[Extracted data entries]
··········
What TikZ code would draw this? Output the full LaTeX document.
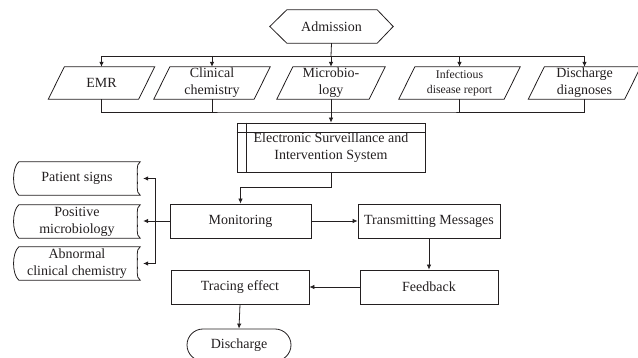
\documentclass[tikz,border=0pt]{standalone}
\usepackage{fontspec}
\setmainfont{Liberation Serif}
\usetikzlibrary{arrows.meta,calc}
\definecolor{ink}{RGB}{35,31,32}
\tikzset{
  every node/.style={font=\fontsize{14}{17}\selectfont, text=ink, align=center, inner sep=0pt},
  ln/.style={draw=ink, line width=0.8pt},
  arr/.style={ln, -{Latex[length=5pt,width=4.5pt]}},
  proc/.style={draw=ink, line width=0.8pt, minimum height=34pt},
  para/.style={minimum height=32pt},
  tapebox/.style={minimum width=126pt, minimum height=33pt},
  small/.style={font=\fontsize{11.8}{15}\selectfont},
}
\newcommand\parashape[1]{\draw[ln] ([xshift=8pt]#1.north west) -- ([xshift=8pt]#1.north east) -- ([xshift=-8pt]#1.south east) -- ([xshift=-8pt]#1.south west) -- cycle;}
\newcommand\tapeshape[1]{\draw[ln] ([xshift=5pt]#1.north west) -- (#1.north east) .. controls +(-5,3) and +(1,-5) .. ([xshift=-3pt]#1.east) .. controls +(1,5) and +(-5,-3) .. (#1.south east) -- ([xshift=5pt]#1.south west) .. controls +(-7,-6) and +(-7,6) .. ([xshift=5pt]#1.north west) -- cycle;}
\begin{document}
\begin{tikzpicture}[x=1pt,y=-1pt]
\useasboundingbox (0,0) rectangle (638,358);
% Admission
\node[minimum width=123pt, minimum height=33pt] (adm) at (331.5,26.5) {Admission};
\draw[ln] ([xshift=17pt]adm.north west) -- ([xshift=-16pt]adm.north east) -- (adm.east) -- ([xshift=-16pt]adm.south east) -- ([xshift=17pt]adm.south west) -- (adm.west) -- cycle;
% data parallelograms
\node[para, minimum width=90pt] (emr) at (101.5,83) {EMR};
\node[para, minimum width=100pt] (clin) at (212,83) {Clinical\\chemistry};
\node[para, minimum width=92pt] (mic) at (331,83) {Microbio-\\logy};
\node[para, minimum width=105pt, small] (inf) at (459.5,83) {Infectious\\disease report};
\node[para, minimum width=96pt] (dd) at (584.5,83) {Discharge\\diagnoses};
\parashape{emr}\parashape{clin}\parashape{mic}\parashape{inf}\parashape{dd}
% ESIS
\node[draw=ink, line width=0.8pt, minimum width=188pt, minimum height=49pt] (esis) at (331,147.5) {Electronic Surveillance and\\Intervention System};
\draw[ln] ([xshift=10pt]esis.north west) -- ([xshift=10pt]esis.south west);
\draw[ln] ([yshift=-10pt]esis.north west) -- ([yshift=-10pt]esis.north east);
% process boxes
\node[proc, minimum width=141pt] (mon) at (240.5,221) {Monitoring};
\node[proc, minimum width=142pt] (tm) at (429,221) {Transmitting Messages};
\node[proc, minimum width=138pt] (fb) at (429,287) {Feedback};
\node[proc, minimum width=138pt] (tr) at (240,287) {Tracing effect};
\node[draw=ink, line width=0.8pt, minimum width=104pt, minimum height=32pt, rounded corners=16pt] (dis) at (239,345) {Discharge};
% tapes
\node[tapebox] (ps) at (77,178.5) {Patient signs};
\node[tapebox] (pm) at (77,221.5) {Positive\\microbiology};
\node[tapebox] (ac) at (77,263.5) {Abnormal\\clinical chemistry};
\tapeshape{ps}\tapeshape{pm}\tapeshape{ac}
% top bus
\coordinate (b1) at (331,56);
\draw[ln] (adm.south) -- (b1);
\draw[arr] (b1) -| (emr.north);
\draw[arr] (b1) -| (dd.north);
\draw[arr] (b1 -| clin.north) -- (clin.north);
\draw[arr] (b1) -- (mic.north);
\draw[arr] (b1 -| inf.north) -- (inf.north);
% bottom bus
\coordinate (b2) at (331,112);
\draw[ln] (emr.south) |- (b2) -| (dd.south);
\draw[ln] (clin.south) -- (clin.south |- b2);
\draw[ln] (inf.south) -- (inf.south |- b2);
\draw[arr] (mic.south) -- (esis.north);
% flow
\draw[arr] (esis.south) -- ++(0,15) -| (mon.north);
\draw[arr] (mon.east) -- (tm.west);
\draw[arr] (tm.south) -- (fb.north);
\draw[arr] (fb.west) -- (tr.east);
\draw[arr] (tr.south) -- (dis.north);
% monitoring outputs
\coordinate (b3) at (155,221);
\draw[arr, shorten >=3pt] (mon.west |- b3) -- (pm.east |- b3);
\draw[arr, shorten >=3pt] (b3) |- (ps.east);
\draw[arr, shorten >=3pt] (b3) |- (ac.east);
\end{tikzpicture}
\end{document}
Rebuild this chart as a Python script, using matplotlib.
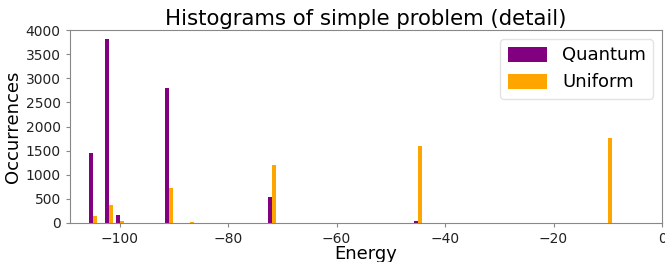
import numpy as np
import matplotlib
matplotlib.use("Agg")
import matplotlib.pyplot as plt

levels = [-105, -102, -100, -91, -87, -72, -45, -10]
quantum_counts = [1450, 3810, 170, 2800, 0, 540, 40, 0]
uniform_counts = [140, 370, 40, 730, 20, 1200, 1600, 1770]
half_bin = 0.92

edges = []
for l in levels:
    edges += [l - half_bin, l + half_bin]

fig = plt.figure(figsize=(6.65, 2.62), dpi=100)
ax = fig.add_axes([0.105, 0.149, 0.8905, 0.736])
ax.hist([levels, levels], bins=edges, weights=[quantum_counts, uniform_counts],
        color=["purple", "orange"], label=["Quantum", "Uniform"])
ax.set_xlim(-109.2, 0)
ax.set_ylim(0, 4000)
ax.set_yticks(np.arange(0, 4001, 500))
ax.set_title("Histograms of simple problem (detail)", fontsize=15.3, pad=4)
ax.set_xlabel("Energy", fontsize=13, labelpad=-1)
ax.set_ylabel("Occurrences", fontsize=13, labelpad=3)
for s in ax.spines.values():
    s.set_color("#888888")
ax.tick_params(colors="#888888", labelcolor="#222222", labelsize=10, length=3)
ax.legend(fontsize=13, loc="upper right", edgecolor="#dddddd", handlelength=2.2,
          handleheight=0.9)
fig.savefig("out.png", dpi=100)
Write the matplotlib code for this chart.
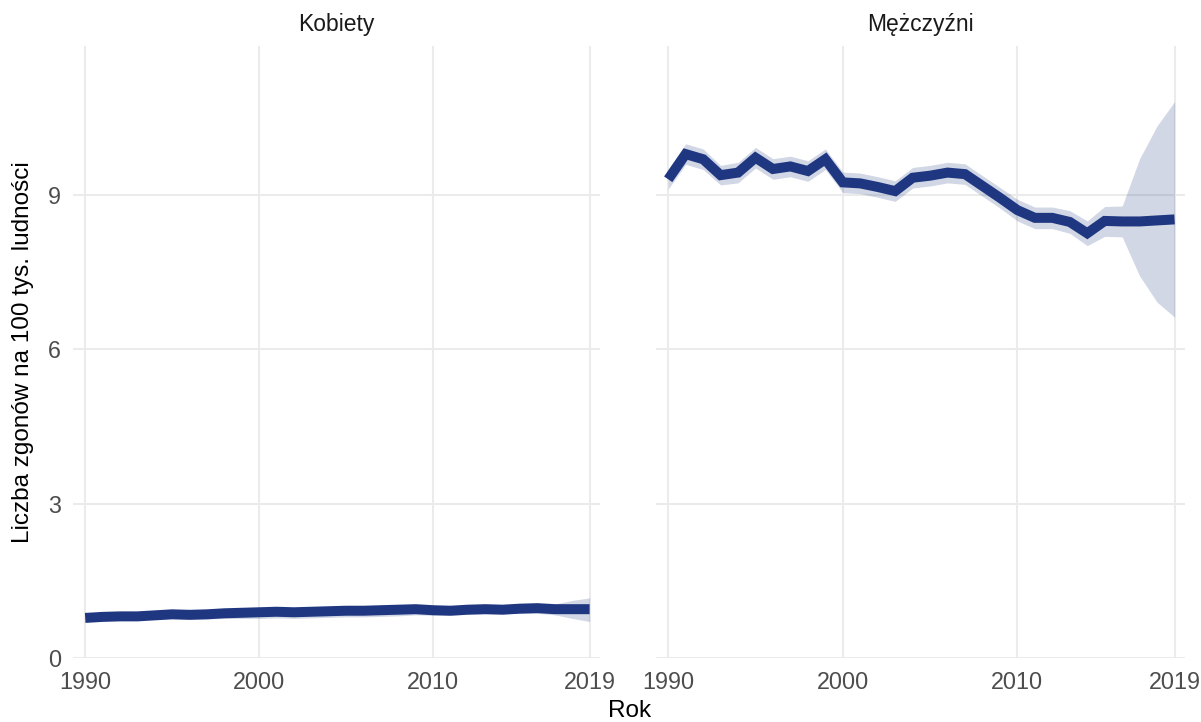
import numpy as np
import matplotlib
matplotlib.use("Agg")
import matplotlib.pyplot as plt

plt.rcParams['font.family'] = ['Liberation Sans', 'DejaVu Sans']

# -- dane --
years = list(range(1990, 2020))

panels = ['Kobiety', 'Mężczyźni']

kobiety = [0.78, 0.80, 0.81, 0.81, 0.83, 0.85, 0.84, 0.85, 0.87, 0.88,
           0.89, 0.90, 0.89, 0.90, 0.91, 0.92, 0.92, 0.93, 0.94, 0.95,
           0.93, 0.92, 0.94, 0.95, 0.94, 0.96, 0.97, 0.95, 0.95, 0.95]
kobiety_lo = [0.72, 0.74, 0.74, 0.74, 0.76, 0.77, 0.76, 0.76, 0.77, 0.77,
              0.77, 0.78, 0.77, 0.78, 0.79, 0.80, 0.80, 0.81, 0.82, 0.84,
              0.83, 0.83, 0.85, 0.86, 0.86, 0.87, 0.87, 0.84, 0.77, 0.71]
kobiety_hi = [0.84, 0.86, 0.87, 0.87, 0.89, 0.91, 0.90, 0.91, 0.93, 0.94,
              0.95, 0.96, 0.95, 0.96, 0.97, 0.98, 0.98, 0.99, 1.00, 1.01,
              0.99, 0.98, 1.00, 1.01, 1.00, 1.02, 1.03, 1.05, 1.12, 1.17]

mezczyzni = [9.31, 9.80, 9.70, 9.39, 9.44, 9.73, 9.51, 9.56, 9.47, 9.70,
             9.25, 9.23, 9.16, 9.08, 9.34, 9.38, 9.44, 9.41, 9.18, 8.95,
             8.71, 8.56, 8.56, 8.48, 8.26, 8.50, 8.49, 8.49, 8.51, 8.53]
mezczyzni_lo = [9.12, 9.60, 9.50, 9.20, 9.24, 9.53, 9.31, 9.36, 9.27, 9.50,
                9.05, 9.03, 8.96, 8.88, 9.14, 9.18, 9.24, 9.21, 8.98, 8.75,
                8.50, 8.35, 8.35, 8.26, 8.02, 8.20, 8.19, 7.43, 6.92, 6.63]
mezczyzni_hi = [9.50, 10.00, 9.90, 9.58, 9.64, 9.93, 9.71, 9.76, 9.67, 9.90,
                9.45, 9.43, 9.36, 9.28, 9.54, 9.58, 9.64, 9.61, 9.38, 9.15,
                8.92, 8.77, 8.77, 8.70, 8.50, 8.78, 8.79, 9.71, 10.35, 10.82]

x_ticks = [1990, 2000, 2010, 2019]
y_ticks = [0, 3, 6, 9]

# -- kolory --
c_line = '#1f3781'
c_grid = '#ebebeb'
c_tick = '#4d4d4d'

fig = plt.figure(figsize=(12.01, 7.22), dpi=100, facecolor='white')
ax_k = fig.add_axes([0.0608, 0.0886, 0.4388, 0.8477])
ax_m = fig.add_axes([0.5462, 0.0886, 0.4405, 0.8477])

y_top = 1.1 * max(mezczyzni_hi)

series = [(kobiety, kobiety_lo, kobiety_hi), (mezczyzni, mezczyzni_lo, mezczyzni_hi)]

for ax, name, (val, lo, hi) in zip([ax_k, ax_m], panels, series):
    ax.set_facecolor('white')
    ax.fill_between(years, lo, hi, color=c_line, alpha=0.2, lw=0, zorder=3)
    ax.plot(years, val, color=c_line, lw=7.2, solid_joinstyle='miter',
            solid_capstyle='butt', zorder=4)

    ax.set_xlim(1989.3, 2019.6)
    ax.set_ylim(0, y_top)
    ax.set_xticks(x_ticks)
    ax.set_yticks(y_ticks)
    ax.grid(True, color=c_grid, lw=1.5, zorder=0)
    ax.set_axisbelow(True)
    for s in ax.spines.values():
        s.set_visible(False)
    ax.tick_params(length=0, labelsize=16.8, labelcolor=c_tick)
    ax.tick_params(axis='x', pad=9)
    ax.tick_params(axis='y', pad=8.5)

    ax.text(0.5, 1.0 + 21 / 612, name, transform=ax.transAxes,
            ha='center', va='center', fontsize=16.5, color='#1a1a1a')

ax_m.tick_params(axis='y', labelleft=False)

ax_k.set_ylabel('Liczba zgonów na 100 tys. ludności', fontsize=17.5, color='black')
ax_k.yaxis.set_label_coords(-0.074, 0.5)

fig.text(0.5246, 0.015, 'Rok', ha='center', va='center', fontsize=17.5, color='black')

fig.savefig('out.png', dpi=100, facecolor='white')
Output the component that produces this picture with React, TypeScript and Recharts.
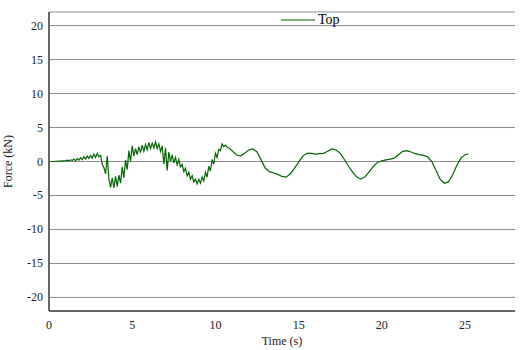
··········
_Task brief_:
In the listing above, find the line containing "Write the matplotlib code for this chart." and the line containing "0.99, 0.98, 1.00, 1.01, 1.00, 1.02, 1.03, 1.05, 1.12, 1.17]", then write out both of them and every line between, exactly, with no pictures.

_Exercise response_:
Write the matplotlib code for this chart.
import numpy as np
import matplotlib
matplotlib.use("Agg")
import matplotlib.pyplot as plt

plt.rcParams['font.family'] = ['Liberation Sans', 'DejaVu Sans']

# -- dane --
years = list(range(1990, 2020))

panels = ['Kobiety', 'Mężczyźni']

kobiety = [0.78, 0.80, 0.81, 0.81, 0.83, 0.85, 0.84, 0.85, 0.87, 0.88,
           0.89, 0.90, 0.89, 0.90, 0.91, 0.92, 0.92, 0.93, 0.94, 0.95,
           0.93, 0.92, 0.94, 0.95, 0.94, 0.96, 0.97, 0.95, 0.95, 0.95]
kobiety_lo = [0.72, 0.74, 0.74, 0.74, 0.76, 0.77, 0.76, 0.76, 0.77, 0.77,
              0.77, 0.78, 0.77, 0.78, 0.79, 0.80, 0.80, 0.81, 0.82, 0.84,
              0.83, 0.83, 0.85, 0.86, 0.86, 0.87, 0.87, 0.84, 0.77, 0.71]
kobiety_hi = [0.84, 0.86, 0.87, 0.87, 0.89, 0.91, 0.90, 0.91, 0.93, 0.94,
              0.95, 0.96, 0.95, 0.96, 0.97, 0.98, 0.98, 0.99, 1.00, 1.01,
              0.99, 0.98, 1.00, 1.01, 1.00, 1.02, 1.03, 1.05, 1.12, 1.17]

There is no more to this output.